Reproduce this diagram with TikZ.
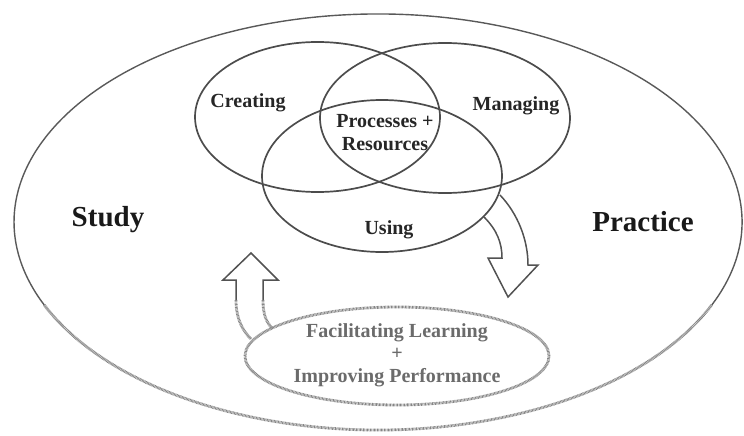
\documentclass[tikz,border=0pt]{standalone}
\usepackage{fontspec}
\setmainfont{Liberation Serif}
\usepackage{tikz}
\usetikzlibrary{backgrounds}
\usetikzlibrary{shapes,shapes.geometric,calc}
\pgfdeclarelayer{edgelayer}
\pgfdeclarelayer{nodelayer}
\pgfsetlayers{background,edgelayer,nodelayer,main}
\tikzstyle{none}=[inner sep=0mm]
\tikzstyle{ring}=[shape=ellipse,draw=black!70,line width=1.7pt,inner sep=0pt]
\tikzstyle{rim}=[draw=black!65,line width=1.4pt]
\tikzstyle{grainy}=[draw=black!48,line width=2.8pt,dash pattern=on 0.8pt off 0.6pt]
\tikzstyle{lbl}=[none,font=\bfseries\fontsize{20}{23}\selectfont,text=black!85]
\tikzstyle{big}=[none,font=\bfseries\fontsize{29}{34}\selectfont,text=black!90]
\tikzstyle{goaltxt}=[none,align=center,font=\bfseries\fontsize{20}{22.5}\selectfont,text=black!58]
\tikzstyle{blockarrow}=[draw=black!68,line width=1.5pt,line join=miter]

\begin{document}
\begin{tikzpicture}[x=1pt,y=-1pt]
	\useasboundingbox (0,0) rectangle (744,436);
	\begin{pgfonlayer}{nodelayer}
		\node [style=ring, minimum width=245pt, minimum height=150pt] (creating) at (317.5, 117) {};
		\node [style=ring, minimum width=250pt, minimum height=150pt] (managing) at (445, 118) {};
		\node [style=ring, minimum width=240pt, minimum height=152pt] (using) at (382, 176) {};
		\node [style=lbl] (creatingtxt) at (248, 103) {Creating};
		\node [style=lbl] (managingtxt) at (516, 106) {Managing};
		\node [style=lbl, align=center] (core) at (385, 133) {Processes +\\Resources};
		\node [style=lbl] (usingtxt) at (389, 230) {Using};
		\node [style=big] (study) at (108, 220) {Study};
		\node [style=big] (practice) at (643, 222) {Practice};
		\node [style=goaltxt] (goaltxt) at (397, 355) {Facilitating Learning\\+\\Improving Performance};
		\coordinate (field) at (378, 222);
		\coordinate (goal) at (397, 356);
	\end{pgfonlayer}
	\begin{pgfonlayer}{edgelayer}
		% outer field: clean on top, worn at the bottom
		\draw[style=rim] ([shift={(-23.5:364pt and 208pt)}]field) arc[start angle=-23.5, end angle=203.5, x radius=364pt, y radius=208pt];
		\draw[style=grainy] ([shift={(203.5:364pt and 208pt)}]field) arc[start angle=203.5, end angle=336.5, x radius=364pt, y radius=208pt];
		\draw[style=grainy] (goal) ellipse [x radius=152pt, y radius=49pt];
		% up arrow
		\draw[style=blockarrow] (236, 300) -- (236, 280) -- (223, 280) -- (251, 253) -- (278, 280) -- (263, 280) -- (263, 300);
		\draw[style=grainy] (236, 300) .. controls (236, 318) and (242, 330) .. (251, 339);
		\draw[style=grainy] (263, 300) .. controls (263, 314) and (266, 322) .. (272, 328);
		% down arrow
		\draw[style=blockarrow] (500, 195) .. controls (518, 214) and (528, 240) .. (528, 265) -- (538, 265) -- (508, 297) -- (488, 258) -- (502, 258) .. controls (502, 243) and (497, 230) .. (484, 217);
	\end{pgfonlayer}
\end{tikzpicture}
\end{document}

####

▶ [WRITTEN PROBLEM]
The data above needs to be retyped exactly, with the images left out.

▶ [WORKED SOLUTION]
Reproduce this diagram with TikZ.
\documentclass[tikz,border=0pt]{standalone}
\usepackage{fontspec}
\setmainfont{Liberation Serif}
\usepackage{tikz}
\usetikzlibrary{backgrounds}
\usetikzlibrary{shapes,shapes.geometric,calc}
\pgfdeclarelayer{edgelayer}
\pgfdeclarelayer{nodelayer}
\pgfsetlayers{background,edgelayer,nodelayer,main}
\tikzstyle{none}=[inner sep=0mm]
\tikzstyle{ring}=[shape=ellipse,draw=black!70,line width=1.7pt,inner sep=0pt]
\tikzstyle{rim}=[draw=black!65,line width=1.4pt]
\tikzstyle{grainy}=[draw=black!48,line width=2.8pt,dash pattern=on 0.8pt off 0.6pt]
\tikzstyle{lbl}=[none,font=\bfseries\fontsize{20}{23}\selectfont,text=black!85]
\tikzstyle{big}=[none,font=\bfseries\fontsize{29}{34}\selectfont,text=black!90]
\tikzstyle{goaltxt}=[none,align=center,font=\bfseries\fontsize{20}{22.5}\selectfont,text=black!58]
\tikzstyle{blockarrow}=[draw=black!68,line width=1.5pt,line join=miter]

\begin{document}
\begin{tikzpicture}[x=1pt,y=-1pt]
	\useasboundingbox (0,0) rectangle (744,436);
	\begin{pgfonlayer}{nodelayer}
		\node [style=ring, minimum width=245pt, minimum height=150pt] (creating) at (317.5, 117) {};
		\node [style=ring, minimum width=250pt, minimum height=150pt] (managing) at (445, 118) {};
		\node [style=ring, minimum width=240pt, minimum height=152pt] (using) at (382, 176) {};
		\node [style=lbl] (creatingtxt) at (248, 103) {Creating};
		\node [style=lbl] (managingtxt) at (516, 106) {Managing};
		\node [style=lbl, align=center] (core) at (385, 133) {Processes +\\Resources};
		\node [style=lbl] (usingtxt) at (389, 230) {Using};
		\node [style=big] (study) at (108, 220) {Study};
		\node [style=big] (practice) at (643, 222) {Practice};
		\node [style=goaltxt] (goaltxt) at (397, 355) {Facilitating Learning\\+\\Improving Performance};
		\coordinate (field) at (378, 222);
		\coordinate (goal) at (397, 356);
	\end{pgfonlayer}
	\begin{pgfonlayer}{edgelayer}
		% outer field: clean on top, worn at the bottom
		\draw[style=rim] ([shift={(-23.5:364pt and 208pt)}]field) arc[start angle=-23.5, end angle=203.5, x radius=364pt, y radius=208pt];
		\draw[style=grainy] ([shift={(203.5:364pt and 208pt)}]field) arc[start angle=203.5, end angle=336.5, x radius=364pt, y radius=208pt];
		\draw[style=grainy] (goal) ellipse [x radius=152pt, y radius=49pt];
		% up arrow
		\draw[style=blockarrow] (236, 300) -- (236, 280) -- (223, 280) -- (251, 253) -- (278, 280) -- (263, 280) -- (263, 300);
		\draw[style=grainy] (236, 300) .. controls (236, 318) and (242, 330) .. (251, 339);
		\draw[style=grainy] (263, 300) .. controls (263, 314) and (266, 322) .. (272, 328);
		% down arrow
		\draw[style=blockarrow] (500, 195) .. controls (518, 214) and (528, 240) .. (528, 265) -- (538, 265) -- (508, 297) -- (488, 258) -- (502, 258) .. controls (502, 243) and (497, 230) .. (484, 217);
	\end{pgfonlayer}
\end{tikzpicture}
\end{document}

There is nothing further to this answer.